Het ministerie van Financiën heeft de omzetting van de kleineondernemingsregeling (KOR) in een facultatieve omzetgerelateerde vrijstellingsregeling van omzetbelasting (Wet omzetgerelateerde vrijstelling voor ondernemers van omzetbelasting) ter consultatie voorgelegd. De regeling voor kleine ondernemers treedt op 1 januari 2020 in werking.
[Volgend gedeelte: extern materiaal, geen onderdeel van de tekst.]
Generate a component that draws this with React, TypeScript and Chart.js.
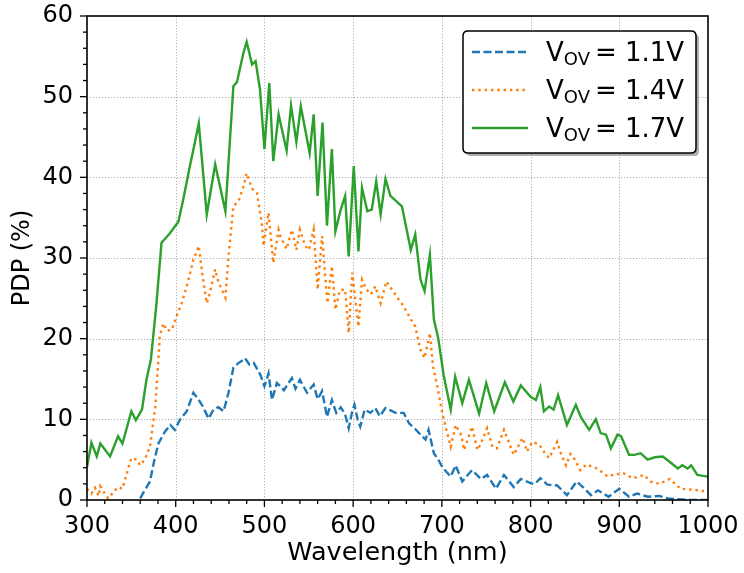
import { useEffect, useRef } from 'react';
import { Chart, registerables } from 'chart.js';

Chart.register(...registerables);

// ---------- data ----------
const wavelength17 = [300, 305, 311, 315, 326, 335, 340, 350, 355, 362, 367, 372, 378, 384, 393, 403, 408, 416, 421, 426, 435, 444.5, 456, 465, 469, 476.5, 480, 486, 490, 495, 500, 505.5, 510, 516, 525, 530, 536, 541, 551, 555.5, 560, 565.5, 570.5, 576, 580, 586, 591, 595, 600.7, 606, 610, 616, 621, 626, 631, 636.5, 642, 655, 665, 670, 676, 680.5, 686.5, 691, 696, 702, 710, 715, 723, 730.5, 742, 750, 759, 771, 780.6, 789, 800, 806, 811, 815, 821, 826, 831, 841, 851, 856.6, 866, 873.5, 879, 885, 890.5, 898, 902, 911, 917, 924, 932, 940, 949, 956, 966, 971, 977, 981, 988, 1000];
const pdp17 = [4.1, 7.1, 5.4, 7.0, 5.4, 7.9, 7.0, 11.0, 9.9, 11.2, 14.9, 17.4, 24.0, 31.9, 33.0, 34.5, 37.0, 41.4, 44.0, 46.7, 35.4, 41.6, 35.8, 51.3, 51.8, 55.5, 56.8, 54.0, 54.4, 50.9, 43.5, 51.7, 42.0, 47.8, 43.3, 48.9, 44.4, 48.8, 43.0, 47.8, 37.7, 46.8, 34.0, 43.5, 33.3, 36.0, 37.7, 30.2, 41.4, 30.8, 38.7, 35.8, 36.0, 39.5, 35.4, 39.8, 37.7, 36.4, 31.0, 32.9, 27.3, 25.9, 30.4, 22.4, 20.0, 15.5, 11.2, 15.3, 12.0, 14.9, 10.7, 14.5, 11.0, 14.6, 12.2, 14.2, 12.8, 12.4, 14.0, 11.0, 11.6, 11.2, 13.0, 9.3, 11.8, 10.3, 8.7, 10.0, 8.3, 8.1, 6.4, 8.1, 7.9, 5.6, 5.6, 5.8, 5.0, 5.3, 5.4, 4.8, 3.9, 4.3, 3.9, 4.3, 3.1, 2.9];

const wavelength14 = [300, 305, 309, 313, 315, 320, 324, 330, 335, 340, 347, 350, 356, 360, 365, 371, 377, 380.5, 382, 386, 390, 395.6, 401, 407, 412.5, 420, 426, 430, 435, 438, 444.5, 448, 452, 456, 459.5, 465, 471, 476.5, 480, 486, 491.5, 497, 499, 504.6, 510, 516, 518, 525, 531, 536, 540, 546, 550, 555.5, 560, 565, 571, 576, 580, 585, 591, 595, 599, 606, 610, 615, 620, 625, 631, 637.5, 646, 657, 665, 670, 676, 680.5, 686.5, 690, 695, 700.5, 706, 710, 715.5, 722, 725, 734, 740, 744, 751, 757, 762, 770, 776, 781, 791, 796, 802, 809.5, 815, 821, 830, 835, 840, 845, 850, 856, 863, 873, 880, 887, 896, 905, 915, 928, 935, 945, 957, 969, 980, 990, 1000];
const pdp14 = [1.4, 0.8, 1.5, 0.5, 1.7, 0.8, 0.2, 1.0, 1.6, 1.4, 4.1, 5.2, 5.0, 4.3, 5.0, 6.6, 11.6, 17.4, 20.3, 21.9, 21.0, 21.1, 22.8, 24.5, 26.5, 29.8, 31.5, 28.0, 24.4, 25.5, 28.6, 27.0, 26.1, 25.1, 30.2, 36.4, 37.1, 38.9, 40.5, 38.6, 38.1, 34.4, 31.5, 35.6, 29.4, 33.5, 32.7, 31.1, 33.5, 31.0, 33.5, 31.5, 31.0, 33.5, 26.1, 32.7, 24.4, 29.0, 23.6, 26.0, 26.1, 20.7, 28.2, 21.5, 27.3, 26.1, 25.5, 26.5, 24.4, 27.1, 25.7, 24.0, 22.4, 21.5, 18.6, 17.6, 20.7, 16.6, 14.0, 10.8, 8.3, 6.6, 9.3, 8.0, 6.2, 9.1, 6.2, 7.0, 8.9, 6.6, 6.4, 8.7, 7.0, 5.6, 7.7, 6.0, 7.2, 6.9, 6.0, 5.2, 7.2, 5.5, 4.3, 5.7, 5.0, 3.7, 4.4, 4.0, 3.5, 2.9, 3.2, 3.3, 2.7, 3.1, 2.3, 2.0, 2.6, 1.4, 1.3, 1.2, 1.0];

const wavelength11 = [360, 365, 371, 376, 380.5, 388, 394, 399, 405, 412.5, 420, 426, 431, 437, 442.6, 448, 454, 459.5, 465, 471, 476.5, 478, 483, 488, 492, 495.5, 500, 504.6, 508.5, 514, 518, 522, 527, 531, 535, 540, 548, 555.5, 560, 565, 570.5, 576, 581, 586, 591, 595, 599, 601.5, 605, 608, 613, 619.5, 625, 630, 636.5, 648, 657, 663, 670, 676, 681.6, 685, 691, 696, 700.5, 705, 710, 715.5, 723, 734, 744, 751, 761, 770, 781, 789, 800, 805, 811, 819, 830, 841, 852, 860, 868, 876, 888, 900, 911, 920, 932, 945, 955, 965, 980, 1000];
const pdp11 = [0.2, 1.2, 2.3, 5.0, 7.0, 8.5, 9.3, 8.7, 10.0, 11.0, 13.3, 12.4, 11.5, 10.1, 11.2, 11.5, 11.0, 13.3, 16.4, 17.0, 17.4, 17.6, 16.8, 17.0, 16.2, 15.5, 14.1, 15.7, 12.4, 14.5, 14.1, 13.6, 14.5, 15.1, 13.8, 14.9, 13.3, 14.3, 12.5, 13.5, 10.3, 12.4, 10.8, 11.5, 10.6, 8.9, 11.0, 11.8, 10.0, 9.1, 11.2, 10.8, 11.4, 10.4, 11.4, 10.8, 10.8, 9.5, 8.8, 8.1, 7.5, 8.7, 5.8, 5.0, 4.1, 3.5, 2.9, 4.3, 2.3, 3.7, 2.6, 3.1, 1.4, 3.1, 1.6, 2.6, 2.1, 2.0, 2.7, 1.9, 1.8, 0.6, 2.3, 1.5, 0.6, 1.2, 0.4, 1.4, 0.4, 0.8, 0.4, 0.5, 0.2, 0.1, 0.0, 0.0];

const xTicks = [300, 400, 500, 600, 700, 800, 900, 1000];
const yTicks = [0, 10, 20, 30, 40, 50, 60];
const seriesLabels = ['1.1V', '1.4V', '1.7V'];
const seriesColors = ['#1f77b4', '#ff7f0e', '#2ca02c'];
const seriesDashes: number[][] = [[8, 3.5], [2.5, 3.8], []];

const FONT = '"DejaVu Sans", "Liberation Sans", sans-serif';

const toPoints = (xs: number[], ys: number[]) => xs.map((x, i) => ({ x, y: ys[i] }));

const decor = {
  id: 'decor',
  beforeDatasetsDraw(chart: any) {
    const { ctx, chartArea: a, scales } = chart;
    const x = scales.x, y = scales.y;
    ctx.save();
    ctx.strokeStyle = '#b0b0b0';
    ctx.lineWidth = 1;
    ctx.setLineDash([1.2, 1.8]);
    for (const t of xTicks) {
      const px = Math.round(x.getPixelForValue(t)) + 0.5;
      if (px < a.left + 2 || px > a.right - 2) continue;
      ctx.beginPath();
      ctx.moveTo(px, a.top);
      ctx.lineTo(px, a.bottom);
      ctx.stroke();
    }
    for (const t of yTicks) {
      const py = Math.round(y.getPixelForValue(t)) + 0.5;
      if (py < a.top + 2 || py > a.bottom - 2) continue;
      ctx.beginPath();
      ctx.moveTo(a.left, py);
      ctx.lineTo(a.right, py);
      ctx.stroke();
    }
    ctx.restore();
  },
  afterDraw(chart: any) {
    const { ctx, chartArea: a, scales } = chart;
    const x = scales.x, y = scales.y;
    ctx.save();
    ctx.setLineDash([]);
    ctx.strokeStyle = '#000';
    // ticks
    ctx.lineWidth = 1.3;
    for (let v = 300; v <= 1000; v += 20) {
      const px = x.getPixelForValue(v);
      const major = v % 100 === 0;
      ctx.beginPath();
      ctx.moveTo(px, a.bottom);
      ctx.lineTo(px, a.bottom + (major ? 7 : 4));
      ctx.stroke();
    }
    for (let v = 0; v <= 60; v += 2) {
      const py = y.getPixelForValue(v);
      const major = v % 10 === 0;
      ctx.beginPath();
      ctx.moveTo(a.left, py);
      ctx.lineTo(a.left - (major ? 7 : 4), py);
      ctx.stroke();
    }
    // spines
    ctx.lineWidth = 1.6;
    ctx.strokeRect(a.left, a.top, a.right - a.left, a.bottom - a.top);

    // legend
    const bx = 463, by = 31, bw = 233, bh = 122, r = 5;
    const rr = (ox: number, oy: number) => {
      ctx.beginPath();
      ctx.moveTo(ox + r, oy);
      ctx.lineTo(ox + bw - r, oy);
      ctx.quadraticCurveTo(ox + bw, oy, ox + bw, oy + r);
      ctx.lineTo(ox + bw, oy + bh - r);
      ctx.quadraticCurveTo(ox + bw, oy + bh, ox + bw - r, oy + bh);
      ctx.lineTo(ox + r, oy + bh);
      ctx.quadraticCurveTo(ox, oy + bh, ox, oy + bh - r);
      ctx.lineTo(ox, oy + r);
      ctx.quadraticCurveTo(ox, oy, ox + r, oy);
      ctx.closePath();
    };
    rr(bx + 3, by + 3);
    ctx.fillStyle = 'rgba(120,120,120,0.6)';
    ctx.fill();
    rr(bx, by);
    ctx.fillStyle = '#fff';
    ctx.fill();
    ctx.lineWidth = 1.5;
    ctx.strokeStyle = '#000';
    ctx.stroke();

    const rows = [52, 90, 128];
    seriesLabels.forEach((lab, i) => {
      const ry = rows[i];
      ctx.strokeStyle = seriesColors[i];
      ctx.lineWidth = 2.4;
      ctx.setLineDash(seriesDashes[i]);
      ctx.beginPath();
      ctx.moveTo(472, ry);
      ctx.lineTo(528, ry);
      ctx.stroke();
      ctx.setLineDash([]);
      ctx.fillStyle = '#000';
      ctx.textBaseline = 'alphabetic';
      ctx.textAlign = 'left';
      const base = ry + 9;
      let tx = 546;
      ctx.font = `26px ${FONT}`;
      ctx.fillText('V', tx, base);
      tx += ctx.measureText('V').width;
      ctx.font = `18px ${FONT}`;
      ctx.fillText('OV', tx, base + 4);
      tx += ctx.measureText('OV').width + 5;
      ctx.font = `26px ${FONT}`;
      ctx.fillText('= ' + lab, tx, base);
    });
    ctx.restore();
  },
};

const zeroPad = (s: any) => {
  s.paddingTop = 0;
  s.paddingBottom = 0;
  s.paddingLeft = 0;
  s.paddingRight = 0;
};

export default function App() {
  const ref = useRef<HTMLCanvasElement>(null);
  useEffect(() => {
    if (!ref.current) return;
    const mk = (i: number, xs: number[], ys: number[]) => ({
      label: 'VOV = ' + seriesLabels[i],
      data: toPoints(xs, ys),
      borderColor: seriesColors[i],
      backgroundColor: seriesColors[i],
      borderWidth: 2.4,
      borderDash: seriesDashes[i],
      pointRadius: 0,
      tension: 0,
      fill: false,
    });
    const chart = new Chart(ref.current, {
      type: 'line',
      data: {
        datasets: [
          mk(0, wavelength11, pdp11),
          mk(1, wavelength14, pdp14),
          mk(2, wavelength17, pdp17),
        ],
      },
      options: {
        responsive: false,
        animation: false,
        devicePixelRatio: 1,
        layout: { padding: { top: 16, right: 36, left: 0, bottom: 0 } },
        plugins: { legend: { display: false }, tooltip: { enabled: false } },
        scales: {
          x: {
            type: 'linear',
            min: 300,
            max: 1000,
            afterFit: (s: any) => { s.height = 73; zeroPad(s); },
            afterBuildTicks: (s: any) => { s.ticks = xTicks.map((v) => ({ value: v })); },
            grid: { display: false, drawTicks: false },
            border: { display: false },
            ticks: { color: '#000', font: { family: FONT, size: 24 }, padding: 12, maxRotation: 0, autoSkip: false, callback: (v: any) => String(v) },
            title: { display: true, text: 'Wavelength (nm)', color: '#000', font: { family: FONT, size: 25.5 }, padding: { top: 0, bottom: 4 } },
          },
          y: {
            type: 'linear',
            min: 0,
            max: 60,
            afterFit: (s: any) => { s.width = 87; zeroPad(s); },
            afterBuildTicks: (s: any) => { s.ticks = yTicks.map((v) => ({ value: v })); },
            grid: { display: false, drawTicks: false },
            border: { display: false },
            ticks: { color: '#000', font: { family: FONT, size: 24 }, padding: 14, autoSkip: false, callback: (v: any) => String(v) },
            title: { display: true, text: 'PDP (%)', color: '#000', font: { family: FONT, size: 24 }, padding: { top: 8, bottom: 0 } },
          },
        },
      },
      plugins: [decor],
    } as any);
    return () => chart.destroy();
  }, []);
  return (
    <div style={{ position: 'fixed', left: 0, top: 0, width: 744, height: 573, background: '#fff' }}>
      <canvas ref={ref} width={744} height={573} style={{ width: 744, height: 573, display: 'block' }} />
    </div>
  );
}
Er wordt volgens het ministerie een vereenvoudigde vrijstellingsregeling voor kleine ondernemers gecreëerd waarmee, ongeacht de rechtsvorm, de administratieve lasten worden verlicht: de facultatieve omzetgerelateerde vrijstellingsregeling van omzetbelasting (hierna: OVOB).
Rechtsvormneutraal
De nieuwe regeling verschilt op een aantal punten met de huidige regeling. Allereerst wordt de nieuwe regeling uitgebreid naar andere dan natuurlijke personen. Dit betekent dat de nieuwe regeling rechtsvormneutraal wordt en ook kan worden toegepast door rechtspersonen, zoals BV’s, verenigingen en stichtingen. Daarnaast wordt voor de toepassing van de nieuwe regeling gekeken naar de omzet van de ondernemer per kalenderjaar en niet meer naar de per saldo verschuldigde btw. Hierdoor speelt de hoogte van de btw op door de ondernemer aangekochte goederen en diensten of het toe te passen btw-tarief bij de nieuwe regeling geen rol meer. Verder wijzigt de positie van de ondernemer door toepassing van de nieuwe regeling ten opzichte van de oude regeling van een btw-belaste positie met een belastingvermindering in een btw-vrijgestelde positie. De financiële gevolgen voor ondernemers hangen sterk af van de verhouding tussen de gegenereerde omzet, de arbeidsintensiteit van de prestaties (toegevoegde waarde) en het toe te passen btw-tarief.
Omzetgrens
Deze regeling wordt uitgewerkt in een nieuw artikel 25. De omzetgrens is in deze consultatie nog niet bekend gemaakt, maar moet eerst ter goedkeuring worden voorgelegd aan Europese Commissie. Momenteel is de gemiddelde omzetgrens in de EU € 26.000. De limiet zal periodiek worden beoordeeld en eventueel herijkt. Ondernemers die verwachten in 2020 de (nog vast te stellen) omzetgrens, exclusief btw, niet te overschrijden kunnen de vrijstellingsregeling vanaf 1 januari 2020 toepassen. Door een facultatieve omzetgerelateerde vrijstellingsregeling in te voeren kunnen ondernemers zelf bepalen of zij gebruik willen maken van de regeling. De kern van de OVOB is dat een ondernemer, die onder de omzetgrens blijft en ervoor kiest om de OVOB toe te passen, geen btw in rekening brengt aan zijn afnemers. De btw die andere ondernemers hem in rekening brengen kan hij dan niet in aftrek brengen.
Zonder aangifte
Ondernemers die voor de OVOB kiezen, zijn als hoofdregel ontheven van het doen van btw-aangifte en de daarbij horende administratieve verplichtingen met betrekking tot de door hen verrichte goederenleveringen en diensten in Nederland. Dit geldt ook voor intracommunautaire leveringen die deze ondernemer verricht, waarbij de plaats van levering in Nederland ligt.
Keuze melden
De ondernemer moet de keuze op de voorgeschreven wijze melden aan de inspecteur en kan dat doen vanaf 1 juni 2019. Om 1 januari 2020 de vrijstelling te kunnen toepassen dient de keuze uiterlijk 20 november 2019 bij de inspecteur te worden gemeld. Is men later dan is de OVOB pas vanaf 1 april 2020 toepasbaar en gelden voor het eerste kwartaal de normale regels. Na 1 januari 2020 moet men zich vier weken voorafgaand aan het tijdvak waarin de OVOB wordt toegepast, melden.
De internetconsultatie ‘Wet omzetgerelateerde vrijstelling voor ondernemers van belasting’ is te raadplegen tot 1 mei 2018.